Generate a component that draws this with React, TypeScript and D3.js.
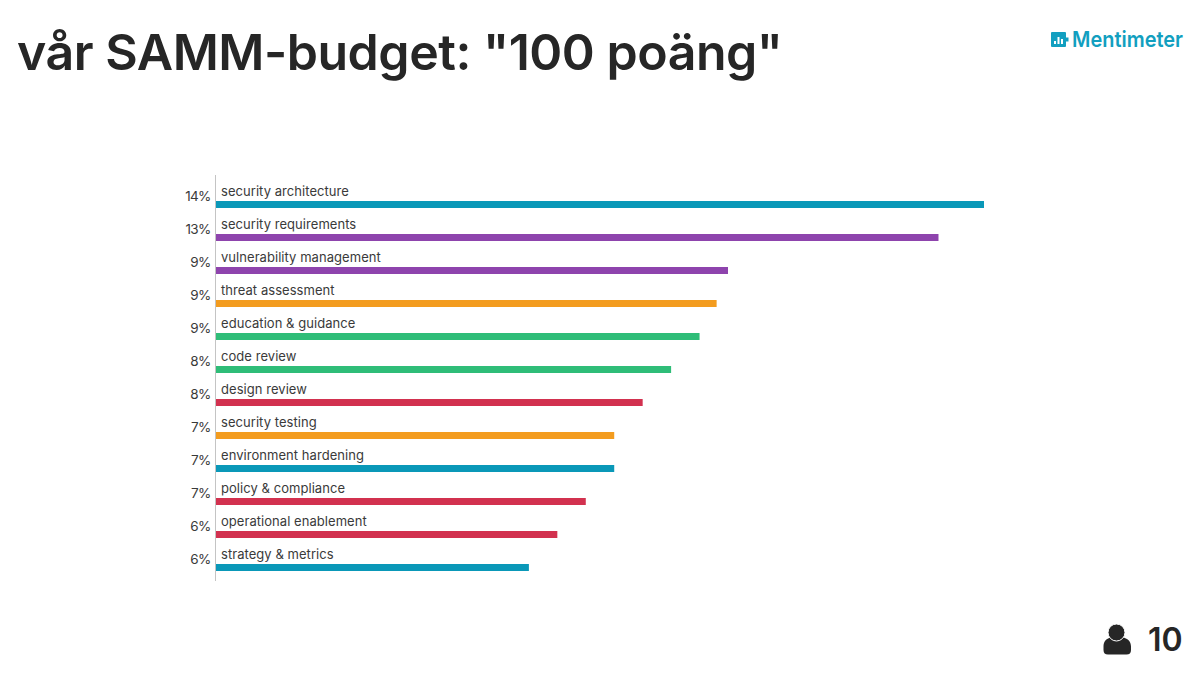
import * as d3 from 'd3';

const categories = [
  'security architecture',
  'security requirements',
  'vulnerability management',
  'threat assessment',
  'education & guidance',
  'code review',
  'design review',
  'security testing',
  'environment hardening',
  'policy & compliance',
  'operational enablement',
  'strategy & metrics',
];
const shares = [13.5, 12.7, 9, 8.8, 8.5, 8, 7.5, 7, 7, 6.5, 6, 5.5];
const percentLabels = ['14%', '13%', '9%', '9%', '9%', '8%', '8%', '7%', '7%', '7%', '6%', '6%'];
const groups = ['a', 'b', 'b', 'c', 'd', 'd', 'e', 'c', 'a', 'e', 'e', 'a'];

const title = 'vår SAMM-budget: "100 poäng"';
const voterCount = '10';

const FONT = 'Inter, "Noto Sans", sans-serif';
const INK = '#262626';
const LOGO = '#129fc0';

const color = d3.scaleOrdinal<string, string>()
  .domain(['a', 'b', 'c', 'd', 'e'])
  .range(['#0a98b8', '#8e44ad', '#f39c1f', '#2fbd78', '#d2314f']);

export default function App() {
  const x = d3.scaleLinear().domain([0, 13.5]).range([216, 984]);
  const y = d3.scaleBand<string>().domain(categories).range([176, 572]).padding(0);
  const barHeight = 7;

  return (
    <svg
      width={1200}
      height={675}
      viewBox="0 0 1200 675"
      style={{ position: 'absolute', left: 0, top: 0, background: '#fff' }}
      fontFamily={FONT}
    >
      <text x={17} y={70} fontSize={50} fontWeight={600} fill={INK} textLength={766} lengthAdjust="spacing">
        {title}
      </text>

      {/* Logo */}
      <g>
        <rect x={1051} y={32} width={15} height={15} fill={LOGO} rx={1} />
        <rect x={1066} y={37.5} width={2.5} height={4} fill={LOGO} />
        <rect x={1054} y={41} width={2} height={3} fill="#fff" />
        <rect x={1057.5} y={37} width={2} height={7} fill="#fff" />
        <rect x={1061} y={39} width={2} height={5} fill="#fff" />
        <text x={1072} y={47} fontSize={22} fontWeight={600} fill={LOGO} textLength={111} lengthAdjust="spacingAndGlyphs">
          Mentimeter
        </text>
      </g>

      {/* Axis line */}
      <line x1={215.5} x2={215.5} y1={175} y2={581} stroke="#c4c4c4" strokeWidth={1} />

      {categories.map((c, i) => {
        const top = y(c)!;
        const barY = top + y.bandwidth() - barHeight - 1;
        return (
          <g key={c}>
            <text x={210.5} y={barY - 0.5} textAnchor="end" fontSize={13.5} letterSpacing={-0.7} fill="#3a3a3a">
              {percentLabels[i]}
            </text>
            <text x={221} y={barY - 5} fontSize={13} fill="#3a3a3a" letterSpacing={0.05}>
              {c}
            </text>
            <rect x={x(0)} y={barY} width={x(shares[i]) - x(0)} height={barHeight} fill={color(groups[i])} />
          </g>
        );
      })}

      {/* Voter count */}
      <g fill={INK}>
        <path d="M1103.5 650 v-3.5 c0 -5 3 -8.5 8 -9 q5.5 3 11 0 c5 .5 8.5 4 8.5 9 v3.5 q0 4.5 -4.5 4.5 h-18.5 q-4.5 0 -4.5 -4.5 z" />
        <circle cx={1116.5} cy={632.5} r={8.5} stroke="#fff" strokeWidth={1} />
        <text x={1148} y={651} fontSize={32} fontWeight={600}>
          {voterCount}
        </text>
      </g>
    </svg>
  );
}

——

Set problem —
Pictures are excluded; copy all other data exactly as shown.

Answer below —
Generate a component that draws this with React, TypeScript and D3.js.
import * as d3 from 'd3';

const categories = [
  'security architecture',
  'security requirements',
  'vulnerability management',
  'threat assessment',
  'education & guidance',
  'code review',
  'design review',
  'security testing',
  'environment hardening',
  'policy & compliance',
  'operational enablement',
  'strategy & metrics',
];
const shares = [13.5, 12.7, 9, 8.8, 8.5, 8, 7.5, 7, 7, 6.5, 6, 5.5];
const percentLabels = ['14%', '13%', '9%', '9%', '9%', '8%', '8%', '7%', '7%', '7%', '6%', '6%'];
const groups = ['a', 'b', 'b', 'c', 'd', 'd', 'e', 'c', 'a', 'e', 'e', 'a'];

const title = 'vår SAMM-budget: "100 poäng"';
const voterCount = '10';

const FONT = 'Inter, "Noto Sans", sans-serif';
const INK = '#262626';
const LOGO = '#129fc0';

const color = d3.scaleOrdinal<string, string>()
  .domain(['a', 'b', 'c', 'd', 'e'])
  .range(['#0a98b8', '#8e44ad', '#f39c1f', '#2fbd78', '#d2314f']);

export default function App() {
  const x = d3.scaleLinear().domain([0, 13.5]).range([216, 984]);
  const y = d3.scaleBand<string>().domain(categories).range([176, 572]).padding(0);
  const barHeight = 7;

  return (
    <svg
      width={1200}
      height={675}
      viewBox="0 0 1200 675"
      style={{ position: 'absolute', left: 0, top: 0, background: '#fff' }}
      fontFamily={FONT}
    >
      <text x={17} y={70} fontSize={50} fontWeight={600} fill={INK} textLength={766} lengthAdjust="spacing">
        {title}
      </text>

      {/* Logo */}
      <g>
        <rect x={1051} y={32} width={15} height={15} fill={LOGO} rx={1} />
        <rect x={1066} y={37.5} width={2.5} height={4} fill={LOGO} />
        <rect x={1054} y={41} width={2} height={3} fill="#fff" />
        <rect x={1057.5} y={37} width={2} height={7} fill="#fff" />
        <rect x={1061} y={39} width={2} height={5} fill="#fff" />
        <text x={1072} y={47} fontSize={22} fontWeight={600} fill={LOGO} textLength={111} lengthAdjust="spacingAndGlyphs">
          Mentimeter
        </text>
      </g>

      {/* Axis line */}
      <line x1={215.5} x2={215.5} y1={175} y2={581} stroke="#c4c4c4" strokeWidth={1} />

      {categories.map((c, i) => {
        const top = y(c)!;
        const barY = top + y.bandwidth() - barHeight - 1;
        return (
          <g key={c}>
            <text x={210.5} y={barY - 0.5} textAnchor="end" fontSize={13.5} letterSpacing={-0.7} fill="#3a3a3a">
              {percentLabels[i]}
            </text>
            <text x={221} y={barY - 5} fontSize={13} fill="#3a3a3a" letterSpacing={0.05}>
              {c}
            </text>
            <rect x={x(0)} y={barY} width={x(shares[i]) - x(0)} height={barHeight} fill={color(groups[i])} />
          </g>
        );
      })}

      {/* Voter count */}
      <g fill={INK}>
        <path d="M1103.5 650 v-3.5 c0 -5 3 -8.5 8 -9 q5.5 3 11 0 c5 .5 8.5 4 8.5 9 v3.5 q0 4.5 -4.5 4.5 h-18.5 q-4.5 0 -4.5 -4.5 z" />
        <circle cx={1116.5} cy={632.5} r={8.5} stroke="#fff" strokeWidth={1} />
        <text x={1148} y={651} fontSize={32} fontWeight={600}>
          {voterCount}
        </text>
      </g>
    </svg>
  );
}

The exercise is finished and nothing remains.